4.6.3 An ex-vessel neutron dosimetry system needs to be accurately located with respect to well known and easily verified reactor features. A reasonable accuracy target is ±25 mm axially and azimuthally. The effect of the dosimetry position error can be estimated by examining the spatial fast neutron fluence rate gradient in the vicinity of the measurement point. In general, in the areas where the fast neutron fluence is the greatest, the gradient tends to be very small; approaching flat in the case of the axial distribution opposite the middle of the core. At extreme axial positions, well beyond the ends of the core, the gradient is steep. There the positioning error could lead to an estimated fluence error of ±20 %. A similar discussion applies to the azimuthal fluence rate gradients.
4.6.4 Ideally, the ex-vessel neutron dosimetry is installed before reactor startup so that it can provide data over the operating lifetime of the reactor. It is recommended that the ex-vessel neutron dosimetry be analyzed before and after significant plant modifications that would alter the neutron exposure of the reactor vessel. Some examples include switching from low-leakage core loading patterns back to out-in loading patterns (or vice versa), performing a significant (>10 %) uprating of the plant power, adding (or removing) core flux suppression absorbers or dummy fuel rods, or modifying the reactor internals geometry.
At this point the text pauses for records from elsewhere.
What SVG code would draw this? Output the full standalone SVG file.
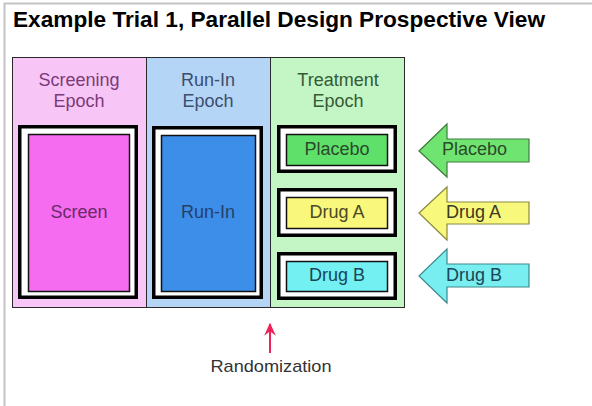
<svg xmlns="http://www.w3.org/2000/svg" width="592" height="406" viewBox="0 0 592 406">
<defs>
<style>
text{font-family:"Liberation Sans",Arial,sans-serif;}
.title{font-size:22px;font-weight:bold;fill:#000;}
.hdr{font-size:18px;text-anchor:middle;}
.lbl{font-size:18px;text-anchor:middle;}
.alb{font-size:18px;}
.col{stroke:#2a2a2a;stroke-width:1;}
.outer{fill:#fff;stroke:#000;stroke-width:3.5;}
.inner{stroke:#111;stroke-width:1.5;}
.arr{stroke-width:1.2;stroke-linejoin:miter;}
</style>
<marker id="rh" viewBox="0 0 10 10" refX="9" refY="5" markerWidth="13" markerHeight="13" markerUnits="userSpaceOnUse" orient="auto">
<path d="M0,0.5 L10,5 L0,9.5 L3.5,5 Z" fill="#f0205a"/>
</marker>
</defs>
<rect width="592" height="406" fill="#fff"/>
<path d="M4.5,406 V3.5 H592" fill="none" stroke="#c4c4c4" stroke-width="2"/>
<text class="title" x="13" y="27" textLength="532" lengthAdjust="spacingAndGlyphs">Example Trial 1, Parallel Design Prospective View</text>

<g id="screening-epoch">
<rect class="col" x="12.5" y="57.5" width="134" height="250" fill="#f8c6f6"/>
<text class="hdr" x="79" y="86" fill="#7a3a7a">Screening</text>
<text class="hdr" x="79" y="107" fill="#7a3a7a">Epoch</text>
</g>
<g id="runin-epoch">
<rect class="col" x="146.5" y="57.5" width="124" height="250" fill="#b5d5f6"/>
<text class="hdr" x="208" y="86" fill="#3a4e6e">Run-In</text>
<text class="hdr" x="208" y="107" fill="#3a4e6e">Epoch</text>
</g>
<g id="treatment-epoch">
<rect class="col" x="270.5" y="57.5" width="134" height="250" fill="#c4f5c4"/>
<text class="hdr" x="338" y="86" fill="#355a35">Treatment</text>
<text class="hdr" x="338" y="107" fill="#355a35">Epoch</text>
</g>

<g id="screen">
<rect class="outer" x="19.75" y="126.75" width="116.5" height="170.5"/>
<rect class="inner" x="28.5" y="134.5" width="101" height="157" fill="#f66cf0"/>
<text class="lbl" x="79" y="218" fill="#6a2a6a">Screen</text>
</g>
<g id="runin">
<rect class="outer" x="153.75" y="127.75" width="107.5" height="169.5"/>
<rect class="inner" x="161.5" y="135.5" width="94" height="156" fill="#3d8ee8"/>
<text class="lbl" x="208" y="218" fill="#253f6a">Run-In</text>
</g>
<g id="placebo">
<rect class="outer" x="278.75" y="126.75" width="116.5" height="44.5"/>
<rect class="inner" x="286.5" y="134.5" width="101" height="31" fill="#5fe06b"/>
<text class="lbl" x="337" y="155" fill="#2a4a2a">Placebo</text>
</g>
<g id="drug-a">
<rect class="outer" x="278.75" y="189.75" width="116.5" height="45.5"/>
<rect class="inner" x="286.5" y="197.5" width="101" height="31" fill="#f9f77c"/>
<text class="lbl" x="337" y="218" fill="#4a4a22">Drug A</text>
</g>
<g id="drug-b">
<rect class="outer" x="278.75" y="253.75" width="116.5" height="44.5"/>
<rect class="inner" x="286.5" y="261.5" width="101" height="30" fill="#72f0f2"/>
<text class="lbl" x="337" y="281" fill="#1a4658">Drug B</text>
</g>

<g id="placebo-arrow">
<path class="arr" d="M419,151 L447,124 L447,139 L529,139 L529,162 L447,162 L447,177 Z" fill="#70e470" stroke="#3f7a3f"/>
<text class="alb" x="442" y="155" fill="#2a4a2a">Placebo</text>
</g>
<g id="drug-a-arrow">
<path class="arr" d="M419,213 L447,187 L447,202 L529,202 L529,224 L447,224 L447,240 Z" fill="#f8f87c" stroke="#8a8a3e"/>
<text class="alb" x="446" y="218" fill="#3a3a22">Drug A</text>
</g>
<g id="drug-b-arrow">
<path class="arr" d="M419,276 L447,249 L447,264 L529,264 L529,287 L447,287 L447,303 Z" fill="#78eef0" stroke="#3e8a8c"/>
<text class="alb" x="446" y="281" fill="#1a4658">Drug B</text>
</g>

<g id="connectors">
<line x1="270" y1="353" x2="270" y2="324" stroke="#f0205a" stroke-width="2" marker-end="url(#rh)"/>
</g>
<g id="randomization">
<text x="271" y="372" font-size="17" text-anchor="middle" fill="#333" textLength="121" lengthAdjust="spacingAndGlyphs">Randomization</text>
</g>
</svg>
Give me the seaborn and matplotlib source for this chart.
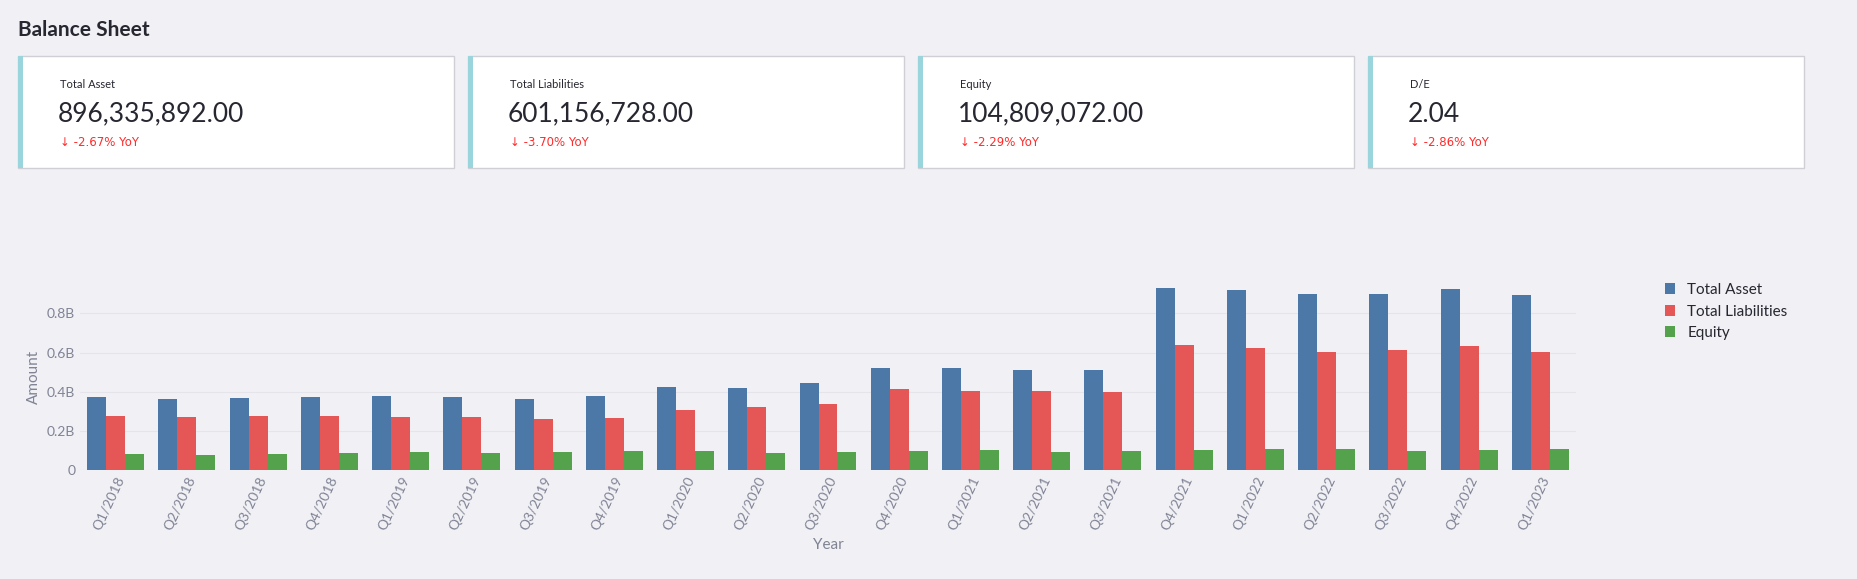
import pandas as pd
import seaborn as sns
import matplotlib.pyplot as plt
from matplotlib.patches import FancyBboxPatch, Rectangle

quarters = ['Q1/2018', 'Q2/2018', 'Q3/2018', 'Q4/2018', 'Q1/2019', 'Q2/2019', 'Q3/2019', 'Q4/2019',
            'Q1/2020', 'Q2/2020', 'Q3/2020', 'Q4/2020', 'Q1/2021', 'Q2/2021', 'Q3/2021', 'Q4/2021',
            'Q1/2022', 'Q2/2022', 'Q3/2022', 'Q4/2022', 'Q1/2023']
total_asset = [0.371, 0.362, 0.369, 0.374, 0.377, 0.371, 0.365, 0.377, 0.424, 0.421, 0.443, 0.523,
               0.519, 0.513, 0.513, 0.932, 0.921, 0.899, 0.899, 0.923, 0.896]
total_liab = [0.277, 0.272, 0.275, 0.275, 0.270, 0.270, 0.261, 0.267, 0.308, 0.320, 0.336, 0.412,
              0.403, 0.403, 0.400, 0.639, 0.625, 0.604, 0.611, 0.634, 0.601]
equity = [0.081, 0.076, 0.080, 0.087, 0.092, 0.085, 0.090, 0.095, 0.099, 0.088, 0.094, 0.097,
          0.100, 0.094, 0.095, 0.104, 0.107, 0.106, 0.099, 0.100, 0.105]

card_titles = ['Total Asset', 'Total Liabilities', 'Equity', 'D/E']
card_values = ['896,335,892.00', '601,156,728.00', '104,809,072.00', '2.04']
card_deltas = ['-2.67% YoY', '-3.70% YoY', '-2.29% YoY', '-2.86% YoY']

df = pd.DataFrame({'Year': quarters, 'Total Asset': total_asset,
                   'Total Liabilities': total_liab, 'Equity': equity})
long = df.melt(id_vars='Year', var_name='Series', value_name='Amount')
long['Amount'] = long['Amount'] * 1e9

sns.set_style("white")
plt.rcParams['font.family'] = ['Lato', 'DejaVu Sans']
bg = '#f0f0f5'
W, H = 1858, 579
fig = plt.figure(figsize=(W / 100, H / 100), dpi=100, facecolor=bg)

def fx(px):
    return px / W

def fy(py):
    return 1 - py / H

fig.text(fx(18), fy(30), 'Balance Sheet', fontsize=15, fontweight='bold', color='#262730', va='center')

for i in range(4):
    x0 = 18 + i * 450
    w, h, y0 = 436, 112, 56
    fig.patches.append(Rectangle((fx(x0), fy(y0 + h)), fx(w), h / H, transform=fig.transFigure,
                                 facecolor='white', edgecolor='#cfd0d6', linewidth=1))
    fig.patches.append(Rectangle((fx(x0), fy(y0 + h)), fx(5), h / H, transform=fig.transFigure,
                                 facecolor='#9ad4dd', edgecolor='none'))
    fig.text(fx(x0 + 42), fy(y0 + 29), card_titles[i], fontsize=8, color='#262730', va='center')
    fig.text(fx(x0 + 40), fy(y0 + 58), card_values[i], fontsize=19, color='#262730', va='center')
    fig.text(fx(x0 + 42), fy(y0 + 86), '\u2193 ' + card_deltas[i], fontsize=8.5, color='#ff2b2b',
             va='center', family=['DejaVu Sans'])

ax = fig.add_axes([fx(80), fy(470), fx(1496), (470 - 284) / H])
ax.set_facecolor(bg)
palette = ['#4c78a8', '#e45756', '#54a24b']
sns.barplot(data=long, x='Year', y='Amount', hue='Series', palette=palette, ax=ax,
            width=0.8, saturation=1, edgecolor='none')
ax.set_ylim(0, 0.95e9)
ax.set_yticks([0, 0.2e9, 0.4e9, 0.6e9, 0.8e9])
ax.set_yticklabels(['0', '0.2B', '0.4B', '0.6B', '0.8B'])
ax.grid(axis='y', color='#e4e4ea', linewidth=0.8)
ax.set_axisbelow(True)
ax.tick_params(axis='both', colors='#7f8394', labelsize=10, length=0)
plt.setp(ax.get_xticklabels(), rotation=-65 + 130, ha='right', rotation_mode='anchor')
ax.set_xlabel('Year', color='#7f8394', fontsize=11)
ax.set_ylabel('Amount', color='#7f8394', fontsize=11)
sns.despine(ax=ax, left=True, bottom=True)
ax.legend(loc='upper left', bbox_to_anchor=(1.05, 1.08), frameon=False, fontsize=11,
          handlelength=0.7, handleheight=0.7, labelcolor='#262730', title=None)

fig.savefig('out.png', dpi=100, facecolor=bg)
The typical dosimetry replacement interval is between one and five 18-month-long fuel cycles (or equivalent intervals for other fuel cycle lengths).
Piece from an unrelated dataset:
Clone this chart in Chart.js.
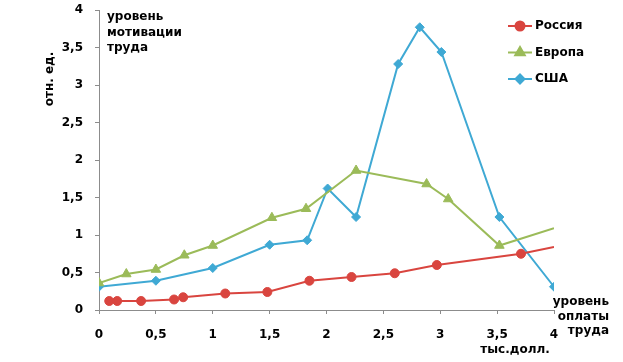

4.6.5 Periodic measurements (either RPV cladding samples or EVND) serve to confirm neutron fluence projections and help to avoid problems that result from errors in reactor-specific calculational models (97).
4.6.6 Calculations of neutron fields in commercial reactors show that the neutron exposure (dpa) at the inner diameter of the pressure vessel can vary by a factor of three or more as a function of azimuthal position (2, 3). Dosimetry monitors in the reactor cavity outside the reactor pressure vessel are a useful tool, therefore, in determining the accuracy of the neutron field calculations at points inside the pressure vessel wall. Practice E853 recommends the use of ex-vessel reactor cavity neutron dosimetry measurements for verification of the physics transport calculations. The status of benchmark field and power reactor applications as well as studies of this approach are discussed in Refs. 1, 17, 18, 36-39, 98-111.
1.1 This guide establishes the means and frequency of monitoring the neutron exposure of the LWR reactor pressure vessel (including the extended beltline) throughout its operating life.
1.2 The physics-dosimetry relationships determined from this guide may be used to estimate reactor pressure vessel damage through the application of Practice E693 and Guide E900, using fast neutron fluence (E > 1.0 MeV and E > 0.1 MeV), displacements per atom – dpa, or damage-function-correlated exposure parameters as independent exposure variables. Supporting the application of these standards are the E853, E944, E1018, and E1005 standards, identified in 2.1.
1.3 This standard does not purport to address all of the safety concerns, if any, associated with its use. It is the responsibility of the user of this standard to establish appropriate safety and health practices and determine the applicability of regulatory limitations prior to use.